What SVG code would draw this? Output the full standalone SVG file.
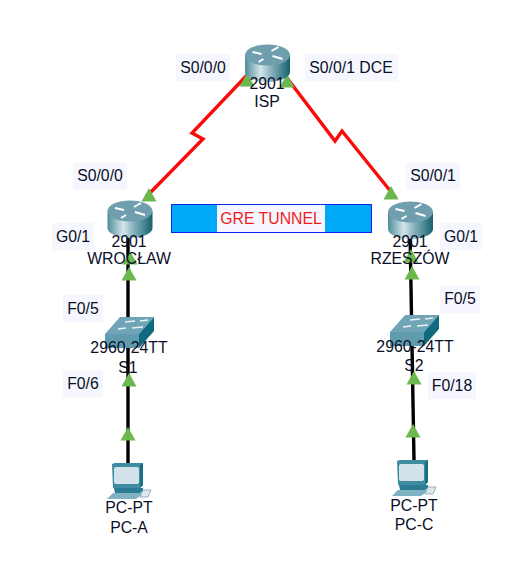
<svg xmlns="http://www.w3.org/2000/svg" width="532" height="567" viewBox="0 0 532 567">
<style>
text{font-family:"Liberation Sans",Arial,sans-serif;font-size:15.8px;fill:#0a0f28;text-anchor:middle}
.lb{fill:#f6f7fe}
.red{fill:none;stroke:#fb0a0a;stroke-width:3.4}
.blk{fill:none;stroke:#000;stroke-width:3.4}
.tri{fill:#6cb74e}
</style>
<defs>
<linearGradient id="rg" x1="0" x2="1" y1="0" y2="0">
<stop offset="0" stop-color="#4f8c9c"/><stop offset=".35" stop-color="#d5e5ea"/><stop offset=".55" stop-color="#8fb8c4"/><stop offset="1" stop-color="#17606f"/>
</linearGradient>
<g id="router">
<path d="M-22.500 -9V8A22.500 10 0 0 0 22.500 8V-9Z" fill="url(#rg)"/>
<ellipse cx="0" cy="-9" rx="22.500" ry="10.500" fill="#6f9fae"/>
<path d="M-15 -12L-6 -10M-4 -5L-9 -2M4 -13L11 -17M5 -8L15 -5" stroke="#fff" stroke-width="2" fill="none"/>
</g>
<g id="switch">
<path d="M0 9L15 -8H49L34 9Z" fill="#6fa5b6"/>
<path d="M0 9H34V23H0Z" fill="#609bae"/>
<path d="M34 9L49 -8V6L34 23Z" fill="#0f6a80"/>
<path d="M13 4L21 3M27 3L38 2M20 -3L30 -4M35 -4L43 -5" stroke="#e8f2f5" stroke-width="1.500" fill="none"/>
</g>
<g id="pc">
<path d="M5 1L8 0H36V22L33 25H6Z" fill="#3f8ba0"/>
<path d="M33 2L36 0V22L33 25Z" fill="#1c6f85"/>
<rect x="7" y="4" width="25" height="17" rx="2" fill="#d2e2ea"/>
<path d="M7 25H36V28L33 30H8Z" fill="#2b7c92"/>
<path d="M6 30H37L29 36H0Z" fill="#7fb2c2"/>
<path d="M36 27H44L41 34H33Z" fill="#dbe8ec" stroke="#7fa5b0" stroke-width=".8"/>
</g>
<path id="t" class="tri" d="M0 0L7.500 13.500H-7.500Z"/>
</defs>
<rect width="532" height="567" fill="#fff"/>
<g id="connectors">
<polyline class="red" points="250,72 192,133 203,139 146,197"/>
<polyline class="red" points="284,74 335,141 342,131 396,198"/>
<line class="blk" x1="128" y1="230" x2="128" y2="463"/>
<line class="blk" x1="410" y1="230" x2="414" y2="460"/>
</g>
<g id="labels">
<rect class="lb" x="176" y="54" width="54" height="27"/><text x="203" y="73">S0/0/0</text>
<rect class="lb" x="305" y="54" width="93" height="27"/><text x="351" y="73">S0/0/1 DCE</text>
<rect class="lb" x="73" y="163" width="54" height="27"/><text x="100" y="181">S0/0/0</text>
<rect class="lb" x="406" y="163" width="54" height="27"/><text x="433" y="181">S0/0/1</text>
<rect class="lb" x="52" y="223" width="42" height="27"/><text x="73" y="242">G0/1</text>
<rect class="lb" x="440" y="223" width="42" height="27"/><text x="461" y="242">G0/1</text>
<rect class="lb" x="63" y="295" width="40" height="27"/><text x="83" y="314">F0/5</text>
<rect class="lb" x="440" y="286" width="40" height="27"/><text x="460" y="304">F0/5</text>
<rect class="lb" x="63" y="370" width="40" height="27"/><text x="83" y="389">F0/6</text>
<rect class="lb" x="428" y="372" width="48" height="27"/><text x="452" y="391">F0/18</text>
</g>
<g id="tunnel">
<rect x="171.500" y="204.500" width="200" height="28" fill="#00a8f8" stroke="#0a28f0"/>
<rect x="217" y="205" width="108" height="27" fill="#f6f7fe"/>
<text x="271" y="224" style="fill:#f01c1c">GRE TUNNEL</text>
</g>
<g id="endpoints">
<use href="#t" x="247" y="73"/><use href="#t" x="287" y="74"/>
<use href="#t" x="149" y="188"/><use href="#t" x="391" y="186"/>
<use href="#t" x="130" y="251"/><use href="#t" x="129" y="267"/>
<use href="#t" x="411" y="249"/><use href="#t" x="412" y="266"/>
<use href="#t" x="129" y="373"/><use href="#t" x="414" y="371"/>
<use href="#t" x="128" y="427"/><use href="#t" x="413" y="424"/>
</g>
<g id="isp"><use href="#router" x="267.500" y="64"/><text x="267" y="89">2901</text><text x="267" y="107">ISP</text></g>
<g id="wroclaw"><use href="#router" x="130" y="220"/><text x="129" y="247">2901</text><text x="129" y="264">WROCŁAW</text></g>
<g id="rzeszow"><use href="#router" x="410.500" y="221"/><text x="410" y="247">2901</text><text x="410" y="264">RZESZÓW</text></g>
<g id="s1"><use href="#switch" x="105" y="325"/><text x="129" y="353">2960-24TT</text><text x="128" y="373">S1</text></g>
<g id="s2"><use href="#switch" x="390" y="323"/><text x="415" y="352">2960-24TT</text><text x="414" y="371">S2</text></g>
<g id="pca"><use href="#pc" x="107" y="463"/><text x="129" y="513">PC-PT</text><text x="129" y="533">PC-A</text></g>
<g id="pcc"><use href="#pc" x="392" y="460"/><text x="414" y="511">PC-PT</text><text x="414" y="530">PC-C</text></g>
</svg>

# # # #

▸ What needs to be done
Skipping the pictures, transcribe each line above exactly as it appears.

▸ Reply to the exercise
What SVG code would draw this? Output the full standalone SVG file.
<svg xmlns="http://www.w3.org/2000/svg" width="532" height="567" viewBox="0 0 532 567">
<style>
text{font-family:"Liberation Sans",Arial,sans-serif;font-size:15.8px;fill:#0a0f28;text-anchor:middle}
.lb{fill:#f6f7fe}
.red{fill:none;stroke:#fb0a0a;stroke-width:3.4}
.blk{fill:none;stroke:#000;stroke-width:3.4}
.tri{fill:#6cb74e}
</style>
<defs>
<linearGradient id="rg" x1="0" x2="1" y1="0" y2="0">
<stop offset="0" stop-color="#4f8c9c"/><stop offset=".35" stop-color="#d5e5ea"/><stop offset=".55" stop-color="#8fb8c4"/><stop offset="1" stop-color="#17606f"/>
</linearGradient>
<g id="router">
<path d="M-22.500 -9V8A22.500 10 0 0 0 22.500 8V-9Z" fill="url(#rg)"/>
<ellipse cx="0" cy="-9" rx="22.500" ry="10.500" fill="#6f9fae"/>
<path d="M-15 -12L-6 -10M-4 -5L-9 -2M4 -13L11 -17M5 -8L15 -5" stroke="#fff" stroke-width="2" fill="none"/>
</g>
<g id="switch">
<path d="M0 9L15 -8H49L34 9Z" fill="#6fa5b6"/>
<path d="M0 9H34V23H0Z" fill="#609bae"/>
<path d="M34 9L49 -8V6L34 23Z" fill="#0f6a80"/>
<path d="M13 4L21 3M27 3L38 2M20 -3L30 -4M35 -4L43 -5" stroke="#e8f2f5" stroke-width="1.500" fill="none"/>
</g>
<g id="pc">
<path d="M5 1L8 0H36V22L33 25H6Z" fill="#3f8ba0"/>
<path d="M33 2L36 0V22L33 25Z" fill="#1c6f85"/>
<rect x="7" y="4" width="25" height="17" rx="2" fill="#d2e2ea"/>
<path d="M7 25H36V28L33 30H8Z" fill="#2b7c92"/>
<path d="M6 30H37L29 36H0Z" fill="#7fb2c2"/>
<path d="M36 27H44L41 34H33Z" fill="#dbe8ec" stroke="#7fa5b0" stroke-width=".8"/>
</g>
<path id="t" class="tri" d="M0 0L7.500 13.500H-7.500Z"/>
</defs>
<rect width="532" height="567" fill="#fff"/>
<g id="connectors">
<polyline class="red" points="250,72 192,133 203,139 146,197"/>
<polyline class="red" points="284,74 335,141 342,131 396,198"/>
<line class="blk" x1="128" y1="230" x2="128" y2="463"/>
<line class="blk" x1="410" y1="230" x2="414" y2="460"/>
</g>
<g id="labels">
<rect class="lb" x="176" y="54" width="54" height="27"/><text x="203" y="73">S0/0/0</text>
<rect class="lb" x="305" y="54" width="93" height="27"/><text x="351" y="73">S0/0/1 DCE</text>
<rect class="lb" x="73" y="163" width="54" height="27"/><text x="100" y="181">S0/0/0</text>
<rect class="lb" x="406" y="163" width="54" height="27"/><text x="433" y="181">S0/0/1</text>
<rect class="lb" x="52" y="223" width="42" height="27"/><text x="73" y="242">G0/1</text>
<rect class="lb" x="440" y="223" width="42" height="27"/><text x="461" y="242">G0/1</text>
<rect class="lb" x="63" y="295" width="40" height="27"/><text x="83" y="314">F0/5</text>
<rect class="lb" x="440" y="286" width="40" height="27"/><text x="460" y="304">F0/5</text>
<rect class="lb" x="63" y="370" width="40" height="27"/><text x="83" y="389">F0/6</text>
<rect class="lb" x="428" y="372" width="48" height="27"/><text x="452" y="391">F0/18</text>
</g>
<g id="tunnel">
<rect x="171.500" y="204.500" width="200" height="28" fill="#00a8f8" stroke="#0a28f0"/>
<rect x="217" y="205" width="108" height="27" fill="#f6f7fe"/>
<text x="271" y="224" style="fill:#f01c1c">GRE TUNNEL</text>
</g>
<g id="endpoints">
<use href="#t" x="247" y="73"/><use href="#t" x="287" y="74"/>
<use href="#t" x="149" y="188"/><use href="#t" x="391" y="186"/>
<use href="#t" x="130" y="251"/><use href="#t" x="129" y="267"/>
<use href="#t" x="411" y="249"/><use href="#t" x="412" y="266"/>
<use href="#t" x="129" y="373"/><use href="#t" x="414" y="371"/>
<use href="#t" x="128" y="427"/><use href="#t" x="413" y="424"/>
</g>
<g id="isp"><use href="#router" x="267.500" y="64"/><text x="267" y="89">2901</text><text x="267" y="107">ISP</text></g>
<g id="wroclaw"><use href="#router" x="130" y="220"/><text x="129" y="247">2901</text><text x="129" y="264">WROCŁAW</text></g>
<g id="rzeszow"><use href="#router" x="410.500" y="221"/><text x="410" y="247">2901</text><text x="410" y="264">RZESZÓW</text></g>
<g id="s1"><use href="#switch" x="105" y="325"/><text x="129" y="353">2960-24TT</text><text x="128" y="373">S1</text></g>
<g id="s2"><use href="#switch" x="390" y="323"/><text x="415" y="352">2960-24TT</text><text x="414" y="371">S2</text></g>
<g id="pca"><use href="#pc" x="107" y="463"/><text x="129" y="513">PC-PT</text><text x="129" y="533">PC-A</text></g>
<g id="pcc"><use href="#pc" x="392" y="460"/><text x="414" y="511">PC-PT</text><text x="414" y="530">PC-C</text></g>
</svg>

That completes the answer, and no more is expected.